Minister for Agriculture and Rural Development Le Minh Hoan has placed an emphasis on the development of circular agriculture to minimise waste and environmental damage and increase productivity and shorten supply chains.
Circular agriculture means efficiently managing agricultural resources. It focuses on using minimal amounts of external inputs, closing nutrient loops, regenerating soils, and minimising the impact on the environment.
If practised on a wide scale, circular agriculture can reduce resource requirements and the ecological footprint of agriculture.
Around the world, modern farming methods are impacting nature, people’s health, and food production. Circular agriculture is a method of farming with nature, rather than against it.
“If Vietnam offers attractive policies to investors and enterprises, they will bring high technologies to the country,” said Traub. “For example in Israel, attractive policies on tax, land, and import-export were enacted several decades ago, making the nation one of the leading countries in the world with the most modern agricultural sector. My company has also exported products to this nation.”

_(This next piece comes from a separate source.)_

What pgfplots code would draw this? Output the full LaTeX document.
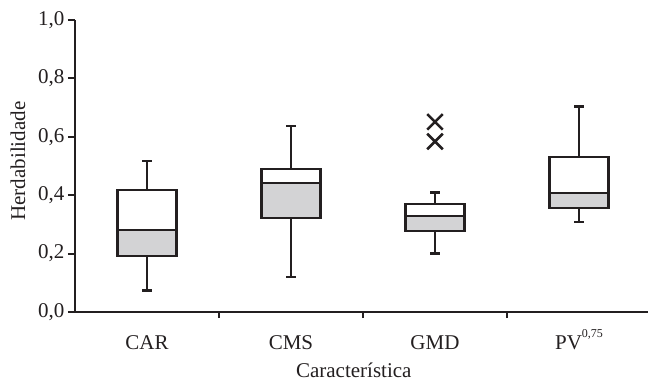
\documentclass[border=0pt]{standalone}
\usepackage{pgfplots}
\pgfplotsset{compat=1.18}
\usepgfplotslibrary{statistics}
\usepackage{fontspec}
\setmainfont{Liberation Serif}
\definecolor{boxgray}{RGB}{211,211,213}
\definecolor{ink}{RGB}{35,31,32}
\newcommand{\bigf}{\fontsize{21bp}{25bp}\selectfont}
\begin{document}
\begin{tikzpicture}
\begin{axis}[
  at={(0,0)}, anchor=south west,
  scale only axis, width=576bp, height=292bp,
  xmin=-0.5, xmax=3.5, ymin=0, ymax=1,
  axis x line*=bottom, axis y line*=left,
  axis line style={line width=2.2bp, draw=ink},
  every tick/.style={line width=2.2bp, draw=ink},
  tick align=outside,
  ytick={0,0.2,0.4,0.6,0.8,1.0},
  major tick length=7bp,
  yticklabel style={font=\bigf, text=ink, /pgf/number format/.cd, use comma, fixed, fixed zerofill, precision=1, assume math mode=true},
  xtick={0,1,2,3},
  xticklabels={CAR,CMS,GMD,{PV\raisebox{12bp}{\fontsize{12bp}{14bp}\selectfont 0,75}}},
  x tick style={draw=none},
  extra x ticks={0.5,1.5,2.5},
  extra x tick labels={},
  extra x tick style={x tick style={draw=ink, line width=2.2bp}, major tick length=6bp},
  xticklabel style={anchor=base, yshift=-30bp, text=ink, font=\bigf},
  ylabel={Herdabilidade},
  xlabel={Característica},
  ylabel style={at={(axis description cs:-0.099,0.517)}, anchor=center, text=ink, font=\bigf},
  xlabel style={at={(axis description cs:0.484,-0.199)}, anchor=center, text=ink, font=\bigf},
  boxplot/draw direction=y,
  boxplot/box extend=0.41,
  boxplot/whisker extend=0.065,
  boxplot/every whisker/.style={line width=2.8bp, draw=ink},
  boxplot/every box/.style={line width=2.2bp, draw=ink},
  boxplot/every median/.style={line width=2.2bp, draw=ink},
  clip=false,
]
% CAR
\addplot[draw=ink, fill=white, line width=2.2bp, boxplot prepared={draw position=0,
  lower whisker=0.075, lower quartile=0.192, median=0.281, upper quartile=0.418, upper whisker=0.517}] coordinates {};
\addplot[draw=ink, fill=boxgray, line width=2.2bp, boxplot prepared={draw position=0,
  lower whisker=0.281, lower quartile=0.192, median=0.281, upper quartile=0.281, upper whisker=0.281, whisker extend=0}] coordinates {};
% CMS
\addplot[draw=ink, fill=white, line width=2.2bp, boxplot prepared={draw position=1,
  lower whisker=0.120, lower quartile=0.322, median=0.442, upper quartile=0.490, upper whisker=0.637}] coordinates {};
\addplot[draw=ink, fill=boxgray, line width=2.2bp, boxplot prepared={draw position=1,
  lower whisker=0.442, lower quartile=0.322, median=0.442, upper quartile=0.442, upper whisker=0.442, whisker extend=0}] coordinates {};
% GMD
\addplot[draw=ink, fill=white, line width=2.2bp, mark=x, mark size=11bp, mark options={line width=2.6bp, solid, draw=ink},
  boxplot prepared={draw position=2,
  lower whisker=0.199, lower quartile=0.277, median=0.329, upper quartile=0.370, upper whisker=0.408}]
  table[row sep=\\, y index=0] {0.651\\ 0.584\\};
\addplot[draw=ink, fill=boxgray, line width=2.2bp, boxplot prepared={draw position=2,
  lower whisker=0.329, lower quartile=0.277, median=0.329, upper quartile=0.329, upper whisker=0.329, whisker extend=0}] coordinates {};
% PV
\addplot[draw=ink, fill=white, line width=2.2bp, boxplot prepared={draw position=3,
  lower whisker=0.308, lower quartile=0.356, median=0.408, upper quartile=0.531, upper whisker=0.705}] coordinates {};
\addplot[draw=ink, fill=boxgray, line width=2.2bp, boxplot prepared={draw position=3,
  lower whisker=0.408, lower quartile=0.356, median=0.408, upper quartile=0.408, upper whisker=0.408, whisker extend=0}] coordinates {};
\end{axis}
\pgfresetboundingbox
\path (-75bp,-70bp) rectangle (573bp,312bp);
\end{tikzpicture}
\end{document}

Vietnam’s Ministry of Planning and Investment and Ministry of Agriculture and Rural Development (MARD) are working to amend the government’s existing Decree No.57/2018/ND-CP on mechanisms and policies to encourage enterprises to invest in the agricultural and rural sector. Under Decree 57, businesses find it hard to approach incentives as these often remain unclear. It is expected that a new legal framework will be attractive enough for businesses to cultivate their high-tech agricultural projects, and import high technologies into the country.

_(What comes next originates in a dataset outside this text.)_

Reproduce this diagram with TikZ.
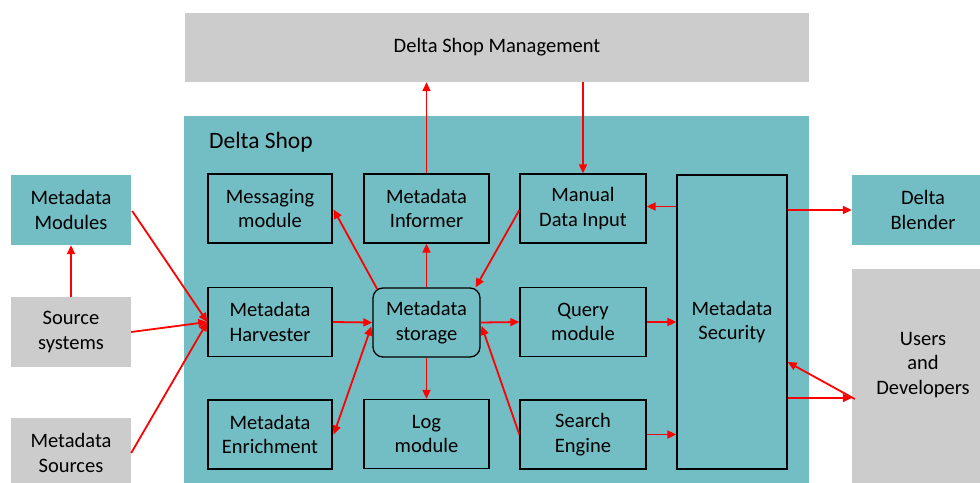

Vietnam’s agricultural sector last year grew 2.85 per cent on-year, with total export revenue of $48.6 billion, up from $41.2 billion in 2020. The figure is expected to reach more than $50 billion this year, according to the MARD.
The MARD ascribed the impressive growth in export value to many enterprises and farmers applying high technologies in production and businesses, and this has also been highly appreciated by the Agribusiness Working Group.
“Developing smart processing is a key solution to raising product value, and thereby increasing export earnings, which is also in line with the government’s goal of entering the top 15 countries with advanced agriculture, and the top 10 with modern farm production processing. Efforts to modernise and further promote technology application in post-harvest processing have resulted in an increase of 5-7 per cent in the agriculture sector’s annual added value, pushing the average export turnover up by 8-10 per cent a year,” the working group stated.
According to the group, one of Vietnam’s development orientations for 2021-2030 is to create agriculture on the basis of digital transformation and links of domestic and international markets.
“To turn Vietnam into a modern, industrialised country, the government has been promoting digital transformation in many fields, in which, agriculture is a priority. But with increasing requirements of the export market, Vietnamese agriculture must increase its competitiveness and adapt to new conditions by applying smart technology to production,” the group explained.